# Start of Available data

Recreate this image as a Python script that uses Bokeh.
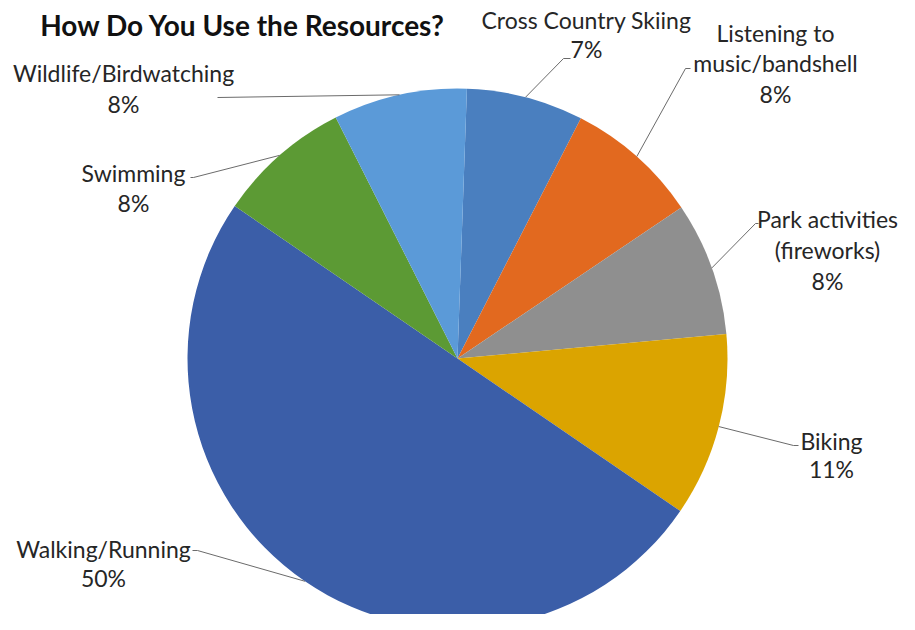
import numpy as np
from bokeh.plotting import figure
from bokeh.models import Range1d, ColumnDataSource
from bokeh.core.properties import value
from bokeh.embed import file_html
from bokeh.resources import INLINE

# ---- data ----
categories = ["Cross Country Skiing", "Listening to music/bandshell",
              "Park activities (fireworks)", "Biking", "Walking/Running",
              "Swimming", "Wildlife/Birdwatching"]
percent = [7, 8, 8, 11, 50, 8, 8]
title_text = "How Do You Use the Resources?"

# ---- styles / layout ----
colors = ["#4a7fbf", "#e2691f", "#8f8f8f", "#dba400", "#3b5ea8", "#5c9a34", "#5b9ad8"]
label_lines = [["Cross Country Skiing"], ["Listening to", "music/bandshell"],
               ["Park activities", "(fireworks)"], ["Biking"], ["Walking/Running"],
               ["Swimming"], ["Wildlife/Birdwatching"]]
# picture coordinates (px) of label centre (x, first line y) and line spacing
label_pos = [(586, 19, 29), (775, 32, 30.5), (827, 218, 31), (831, 440, 28),
             (103, 548, 29), (133, 172, 30), (123, 72, 31)]
# leader elbow and end points (picture px)
leader_pts = [((563, 58), (570, 58)), ((685, 68), (690, 68)), ((755, 223), (758, 223)),
              ((793, 445), (798, 445)), ((197, 550), (192, 550)), ((193, 177), (190, 177)),
              ((217, 97), (217, 97))]

W, H = 899, 614
def px(x): return x
def py(y): return H - y

cx, cy, R = px(457), py(358), 270
offset = 2.0  # degrees clockwise from 12 o'clock

p = figure(width=W, height=H, x_range=Range1d(0, W), y_range=Range1d(0, H),
           output_backend="svg", toolbar_location=None, min_border=0,
           x_axis_type=None, y_axis_type=None)
p.grid.visible = False
p.outline_line_color = None
p.background_fill_color = "white"
p.border_fill_color = "white"

vals = np.array(percent, dtype=float)
cum = np.cumsum(vals) / vals.sum() * 360.0
theta2 = offset + cum
theta1 = offset + np.concatenate([[0.0], cum[:-1]])
src = ColumnDataSource(dict(cat=categories, start=np.radians(90 - theta2),
                            end=np.radians(90 - theta1), color=colors))
p.wedge(x=cx, y=cy, radius=R, start_angle="start", end_angle="end",
        fill_color="color", line_color=None, source=src)

# leader lines
mid = np.radians((theta1 + theta2) / 2)
xs, ys = [], []
for i, m in enumerate(mid):
    sx, sy = cx + R * np.sin(m), cy + R * np.cos(m)
    (ex1, ey1), (ex2, ey2) = leader_pts[i]
    xs.append([sx, px(ex1), px(ex2)])
    ys.append([sy, py(ey1), py(ey2)])
p.multi_line(xs=xs, ys=ys, line_color="#6b6b6b", line_width=1)

# labels
tx, ty, tt = [], [], []
for i, lines in enumerate(label_lines):
    lx, ly, sp = label_pos[i]
    allines = lines + [f"{percent[i]}%"]
    for k, t in enumerate(allines):
        tx.append(px(lx)); ty.append(py(ly + k * sp)); tt.append(t)
p.text(x=tx, y=ty, text=tt, text_font=value("Lato"), text_font_size="23px",
       text_color="#262626", text_align="center", text_baseline="middle")

# title
p.text(x=[px(445)], y=[py(24)], text=[title_text], text_font=value("Lato"),
       text_font_size="28px", text_font_style="bold", text_color="#111111",
       text_align="right", text_baseline="alphabetic")

open("out.html", "w").write(file_html(p, INLINE))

# End of Available data

• _Objective_:
Without the pictures, repeat the listing above exactly.

• _Task result_:
Recreate this image as a Python script that uses Bokeh.
import numpy as np
from bokeh.plotting import figure
from bokeh.models import Range1d, ColumnDataSource
from bokeh.core.properties import value
from bokeh.embed import file_html
from bokeh.resources import INLINE

# ---- data ----
categories = ["Cross Country Skiing", "Listening to music/bandshell",
              "Park activities (fireworks)", "Biking", "Walking/Running",
              "Swimming", "Wildlife/Birdwatching"]
percent = [7, 8, 8, 11, 50, 8, 8]
title_text = "How Do You Use the Resources?"

# ---- styles / layout ----
colors = ["#4a7fbf", "#e2691f", "#8f8f8f", "#dba400", "#3b5ea8", "#5c9a34", "#5b9ad8"]
label_lines = [["Cross Country Skiing"], ["Listening to", "music/bandshell"],
               ["Park activities", "(fireworks)"], ["Biking"], ["Walking/Running"],
               ["Swimming"], ["Wildlife/Birdwatching"]]
# picture coordinates (px) of label centre (x, first line y) and line spacing
label_pos = [(586, 19, 29), (775, 32, 30.5), (827, 218, 31), (831, 440, 28),
             (103, 548, 29), (133, 172, 30), (123, 72, 31)]
# leader elbow and end points (picture px)
leader_pts = [((563, 58), (570, 58)), ((685, 68), (690, 68)), ((755, 223), (758, 223)),
              ((793, 445), (798, 445)), ((197, 550), (192, 550)), ((193, 177), (190, 177)),
              ((217, 97), (217, 97))]

W, H = 899, 614
def px(x): return x
def py(y): return H - y

cx, cy, R = px(457), py(358), 270
offset = 2.0  # degrees clockwise from 12 o'clock

p = figure(width=W, height=H, x_range=Range1d(0, W), y_range=Range1d(0, H),
           output_backend="svg", toolbar_location=None, min_border=0,
           x_axis_type=None, y_axis_type=None)
p.grid.visible = False
p.outline_line_color = None
p.background_fill_color = "white"
p.border_fill_color = "white"

vals = np.array(percent, dtype=float)
cum = np.cumsum(vals) / vals.sum() * 360.0
theta2 = offset + cum
theta1 = offset + np.concatenate([[0.0], cum[:-1]])
src = ColumnDataSource(dict(cat=categories, start=np.radians(90 - theta2),
                            end=np.radians(90 - theta1), color=colors))
p.wedge(x=cx, y=cy, radius=R, start_angle="start", end_angle="end",
        fill_color="color", line_color=None, source=src)

# leader lines
mid = np.radians((theta1 + theta2) / 2)
xs, ys = [], []
for i, m in enumerate(mid):
    sx, sy = cx + R * np.sin(m), cy + R * np.cos(m)
    (ex1, ey1), (ex2, ey2) = leader_pts[i]
    xs.append([sx, px(ex1), px(ex2)])
    ys.append([sy, py(ey1), py(ey2)])
p.multi_line(xs=xs, ys=ys, line_color="#6b6b6b", line_width=1)

# labels
tx, ty, tt = [], [], []
for i, lines in enumerate(label_lines):
    lx, ly, sp = label_pos[i]
    allines = lines + [f"{percent[i]}%"]
    for k, t in enumerate(allines):
        tx.append(px(lx)); ty.append(py(ly + k * sp)); tt.append(t)
p.text(x=tx, y=ty, text=tt, text_font=value("Lato"), text_font_size="23px",
       text_color="#262626", text_align="center", text_baseline="middle")

# title
p.text(x=[px(445)], y=[py(24)], text=[title_text], text_font=value("Lato"),
       text_font_size="28px", text_font_style="bold", text_color="#111111",
       text_align="right", text_baseline="alphabetic")

open("out.html", "w").write(file_html(p, INLINE))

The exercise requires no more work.